Diese Worte brachten einen Gedankengang in meinem Kopf zum Laufen: Ja, Medizin hat erstaunlich wenig mit Wirtschaft zu tun (einer der Gründe, warum ich mich für Medizin entschieden habe), mit sich verkaufen, Kunden anwerben und Konkurrenten ausstechen. Doch ganz abgeschnitten sind wir nicht von der Welt. Und dieser Kongress hilft, die Schnittstelle zu verstehen: Wo brauchen wir Mediziner Wirtschaft, wo brauchen wir die Soft Skills, die ein BWLer mit der Muttermilch trinkt? Nicht im Krankenhaus, nicht allzusehr in der Praxis – unsere Zielgruppe ist weit gefächert, unsere Kunden kommen von ganz alleine zu uns – aber auf dem Arbeitsmarkt.
Wir dürfen fordern!
Denn durch den Ärztemangel befindet sich unsere Generation in einer außergewöhnlichen Situation: Wir werden gebraucht, die Kliniken suchen händeringend nach Nachwuchs. Deshalb (und hier kommt Angebot und Nachfrage ins Spiel) dürfen wir fordern. Deshalb dürfen wir fordern, dass die Musterweiterbildung gelockert wird, dass die Arbeitszeiten geregelter werden, dass für Kinderbetreuung gesorgt wird. Kurzum, dass wir unsere Work-Life-Balance bekommen, die uns so wichtig ist.

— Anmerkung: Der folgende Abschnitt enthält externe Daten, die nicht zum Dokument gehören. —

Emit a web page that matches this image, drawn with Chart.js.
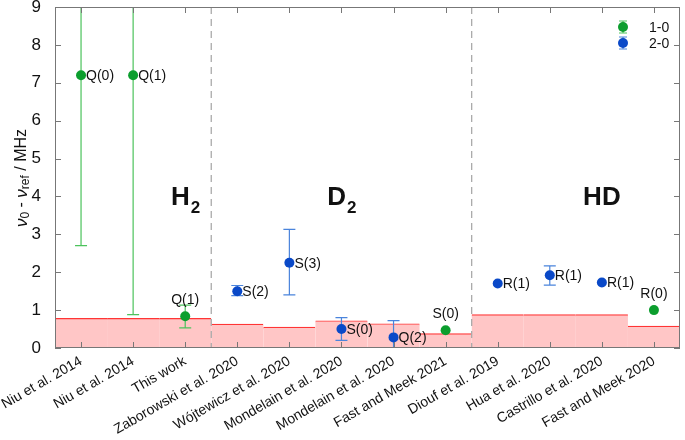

Apropos Work-Life-Balance: Leider konnte ich nur bis Mittag bleiben, da am selben Tag in unserer Kita Sommerfest war und meine Kinder ein kleines Theaterstück aufführten; das wollte ich auf keinen Fall verpassen. Obwohl ich gerne länger geblieben wäre, denn ich konnte gar nicht genug von all den Themen zu Karriere und Co. bekommen.
Ich rate jedem Medizinstudenten, die Chance zu nutzen, schon während des Studiums Kontakte zu der Welt da draußen zu knüpfen. Wer Medizin gewählt hat, hat das vielleicht unter anderem aus dem Grund getan, so wenig wie möglich mit der freien Marktwirtschaft zu tun zu haben. Mir persönlich hat der Kongress aber gezeigt, dass auch wir Mediziner einen Arbeitsmarkt haben, den es zu kennen lohnt: Denn nur so können wir unsere Karriere so planen, dass wir im Nachhinein zufrieden sind.